▶ [Given instruction] Look at the data below and print exactly the lines from its first line through the line with "const ref = useRef<HTMLDivElement>(null);"; the pictures stay out of the copy.

*** Data extract ***

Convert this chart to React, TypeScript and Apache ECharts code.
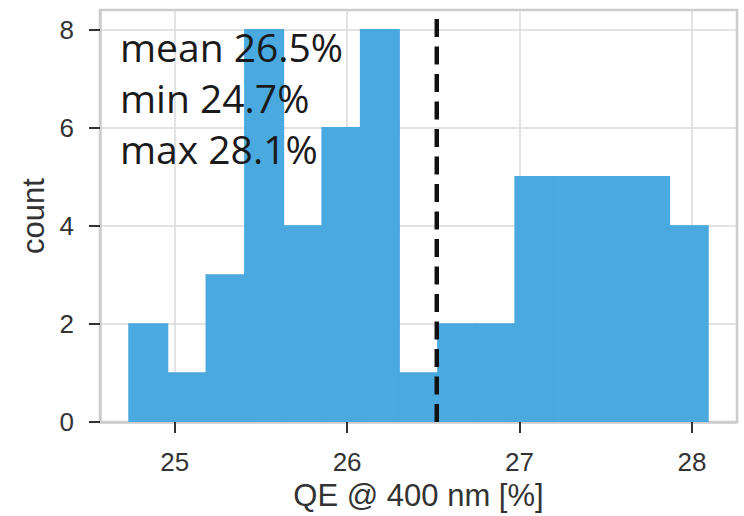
import React, { useEffect, useRef } from "react";
import * as echarts from "echarts";

// Histogram of QE @ 400 nm
const binEdges = [
  24.735, 24.959, 25.183, 25.407, 25.631, 25.855, 26.078, 26.302, 26.526,
  26.75, 26.974, 27.198, 27.422, 27.645, 27.869, 28.093,
];
const counts = [2, 1, 3, 8, 4, 6, 8, 1, 2, 2, 5, 5, 5, 5, 4];
const xTicks = [25, 26, 27, 28];
const yTicks = [0, 2, 4, 6, 8];
const xRange = [24.567, 28.261];
const yRange = [0, 8.4];
const meanValue = 26.52;
const minValue = 24.735;
const maxValue = 28.093;

const statTexts = [
  `mean ${meanValue.toFixed(1)}%`,
  `min ${minValue.toFixed(1)}%`,
  `max ${maxValue.toFixed(1)}%`,
];

const barColor = "#4aa9df";
const tickFont = "'Liberation Sans', Arial, sans-serif";

export default function App() {
  const ref = useRef<HTMLDivElement>(null);

  useEffect(() => {
    document.body.style.margin = "0";
    if (!ref.current) return;
    const chart = echarts.init(ref.current, undefined, { renderer: "svg" });

    const histData = counts.map((c, i) => [binEdges[i], binEdges[i + 1], c]);

    const option: any = {
      animation: false,
      backgroundColor: "#ffffff",
      grid: {
        left: 100,
        right: 7,
        top: 10,
        bottom: 92,
        show: true,
        borderColor: "#cccccc",
        borderWidth: 2.5,
        backgroundColor: "transparent",
        containLabel: false,
      },
      xAxis: {
        type: "value",
        min: xRange[0],
        max: xRange[1],
        name: "QE @ 400 nm [%]",
        nameLocation: "middle",
        nameGap: 55,
        nameTextStyle: { fontFamily: tickFont, fontSize: 31, color: "#333333" },
        axisLine: { show: true, lineStyle: { color: "#cccccc", width: 2.5 } },
        axisTick: {
          show: true,
          length: 11,
          customValues: xTicks,
          lineStyle: { color: "#333333", width: 2 },
        },
        axisLabel: {
          customValues: xTicks,
          margin: 27,
          fontFamily: tickFont,
          fontSize: 26,
          color: "#333333",
          formatter: (v: number) => String(v),
        },
        splitLine: { show: true, lineStyle: { color: "#dadada", width: 1.5 } },
      },
      yAxis: {
        type: "value",
        min: yRange[0],
        max: yRange[1],
        name: "count",
        nameLocation: "middle",
        nameGap: 50,
        nameTextStyle: { fontFamily: tickFont, fontSize: 31, color: "#333333" },
        axisLine: { show: true, lineStyle: { color: "#cccccc", width: 2.5 } },
        axisTick: {
          show: true,
          length: 11,
          customValues: yTicks,
          lineStyle: { color: "#333333", width: 2 },
        },
        axisLabel: {
          customValues: yTicks,
          margin: 26,
          fontFamily: tickFont,
          fontSize: 26,
          color: "#333333",
          formatter: (v: number) => String(v),
        },
        splitLine: { show: true, lineStyle: { color: "#dadada", width: 1.5 } },
      },
      series: [
        {
          type: "custom",
          name: "hist",
          clip: true,
          encode: { x: [0, 1], y: 2 },
          data: histData,
          renderItem: (params: any, api: any) => {
            const p0 = api.coord([api.value(0), api.value(2)]);
            const p1 = api.coord([api.value(1), 0]);
            return {
              type: "rect",
              shape: {
                x: p0[0],
                y: p0[1],
                width: p1[0] - p0[0],
                height: p1[1] - p0[1],
              },
              style: { fill: barColor, stroke: barColor, lineWidth: 1.4 },
            };
          },
          z: 2,
        },
        {
          type: "line",
          name: "mean",
          data: [
            [meanValue, yRange[0]],
            [meanValue, yRange[1]],
          ],
          symbol: "none",
          lineStyle: { color: "#111111", width: 4.5, type: [18, 9.5] },
          z: 5,
        },
      ],
      graphic: statTexts.map((t, i) => ({
        type: "text",
        x: 120,
        y: 46.5 + i * 51,
        z: 10,
        style: {
          text: t,
          fontFamily: "'Open Sans', 'Noto Sans', sans-serif",
          fontSize: 39,
          fill: "#1a1a1a",
          verticalAlign: "middle",
          align: "left",
        },
      })),
    };

    chart.setOption(option);
    return () => chart.dispose();
  }, []);

  return <div ref={ref} style={{ width: 744, height: 516 }} />;
}
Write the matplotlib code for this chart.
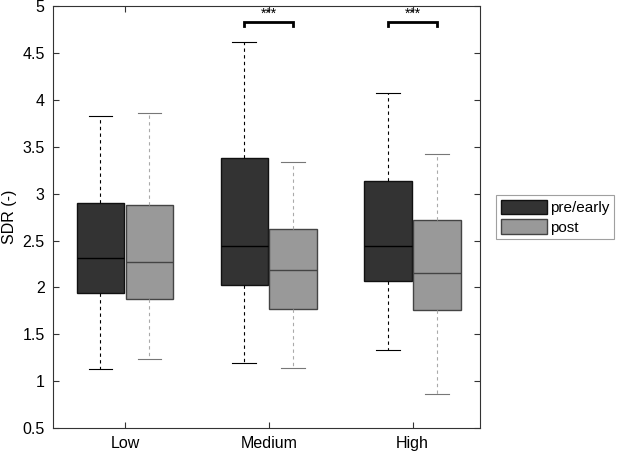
import matplotlib.pyplot as plt

plt.rcParams['font.family'] = ['Liberation Sans', 'DejaVu Sans']

# --- data ---
groups = ['Low', 'Medium', 'High']
pre_q1 = [1.94, 2.03, 2.07]
pre_med = [2.31, 2.44, 2.44]
pre_q3 = [2.90, 3.38, 3.14]
pre_lo = [1.13, 1.19, 1.33]
pre_hi = [3.83, 4.62, 4.07]

post_q1 = [1.88, 1.77, 1.76]
post_med = [2.27, 2.19, 2.15]
post_q3 = [2.88, 2.62, 2.72]
post_lo = [1.24, 1.14, 0.86]
post_hi = [3.86, 3.34, 3.42]

sig_groups = [1, 2]   # index of groups with *** marker
sig_level = 4.83
sig_text = '***'

def make_stats(q1, med, q3, lo, hi):
    return [dict(q1=a, med=b, q3=c, whislo=d, whishi=e, fliers=[])
            for a, b, c, d, e in zip(q1, med, q3, lo, hi)]

fig = plt.figure(figsize=(6.2, 4.57), dpi=100)
ax = fig.add_axes([0.0855, 0.0635, 0.689, 0.923])

pos = list(range(1, len(groups) + 1))
off, w = 0.17, 0.33

b1 = ax.bxp(make_stats(pre_q1, pre_med, pre_q3, pre_lo, pre_hi),
            positions=[p - off for p in pos], widths=w, patch_artist=True,
            boxprops=dict(facecolor='#333333', edgecolor='#111111', lw=1),
            medianprops=dict(color='black', lw=1),
            whiskerprops=dict(color='black', ls=(0, (3, 3)), lw=0.8),
            capprops=dict(color='black', lw=0.8), capwidths=w / 2,
            showfliers=False, manage_ticks=False)
b2 = ax.bxp(make_stats(post_q1, post_med, post_q3, post_lo, post_hi),
            positions=[p + off for p in pos], widths=w, patch_artist=True,
            boxprops=dict(facecolor='#999999', edgecolor='#444444', lw=1),
            medianprops=dict(color='#444444', lw=1),
            whiskerprops=dict(color='#aaaaaa', ls=(0, (3, 3)), lw=0.8),
            capprops=dict(color='#777777', lw=0.8), capwidths=w / 2,
            showfliers=False, manage_ticks=False)

# significance brackets
for g in sig_groups:
    x0, x1 = pos[g] - off, pos[g] + off
    ax.plot([x0, x0, x1, x1], [sig_level - 0.04, sig_level, sig_level, sig_level - 0.04],
            color='black', lw=2, solid_joinstyle='miter')
    ax.text(pos[g], sig_level + 0.01, sig_text, ha='center', va='bottom', fontsize=10)

ax.set_xlim(0.5, 3.47)
ax.set_ylim(0.5, 5)
ax.set_xticks(pos)
ax.set_xticklabels(groups, fontsize=11.5)
ax.set_yticks([0.5 + 0.5 * i for i in range(10)])
ax.set_yticklabels(['0.5', '1', '1.5', '2', '2.5', '3', '3.5', '4', '4.5', '5'], fontsize=11.5)
ax.set_ylabel('SDR (-)', fontsize=11.5)
ax.tick_params(direction='in', top=True, right=True, length=4, color='#333333', pad=6)
for s in ax.spines.values():
    s.set_color('#333333')
    s.set_linewidth(0.8)

leg = ax.legend([b1['boxes'][0], b2['boxes'][0]], ['pre/early', 'post'],
                loc='center left', bbox_to_anchor=(1.02, 0.50), fontsize=11,
                fancybox=False, edgecolor='#888888', handlelength=3.0,
                handleheight=1.1, borderpad=0.3, labelspacing=0.25, handletextpad=0.2)
leg.get_frame().set_linewidth(0.8)

fig.savefig('out.png', dpi=100)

***

▶ [Answer to the exercise]
Convert this chart to React, TypeScript and Apache ECharts code.
import React, { useEffect, useRef } from "react";
import * as echarts from "echarts";

// Histogram of QE @ 400 nm
const binEdges = [
  24.735, 24.959, 25.183, 25.407, 25.631, 25.855, 26.078, 26.302, 26.526,
  26.75, 26.974, 27.198, 27.422, 27.645, 27.869, 28.093,
];
const counts = [2, 1, 3, 8, 4, 6, 8, 1, 2, 2, 5, 5, 5, 5, 4];
const xTicks = [25, 26, 27, 28];
const yTicks = [0, 2, 4, 6, 8];
const xRange = [24.567, 28.261];
const yRange = [0, 8.4];
const meanValue = 26.52;
const minValue = 24.735;
const maxValue = 28.093;

const statTexts = [
  `mean ${meanValue.toFixed(1)}%`,
  `min ${minValue.toFixed(1)}%`,
  `max ${maxValue.toFixed(1)}%`,
];

const barColor = "#4aa9df";
const tickFont = "'Liberation Sans', Arial, sans-serif";

export default function App() {
  const ref = useRef<HTMLDivElement>(null);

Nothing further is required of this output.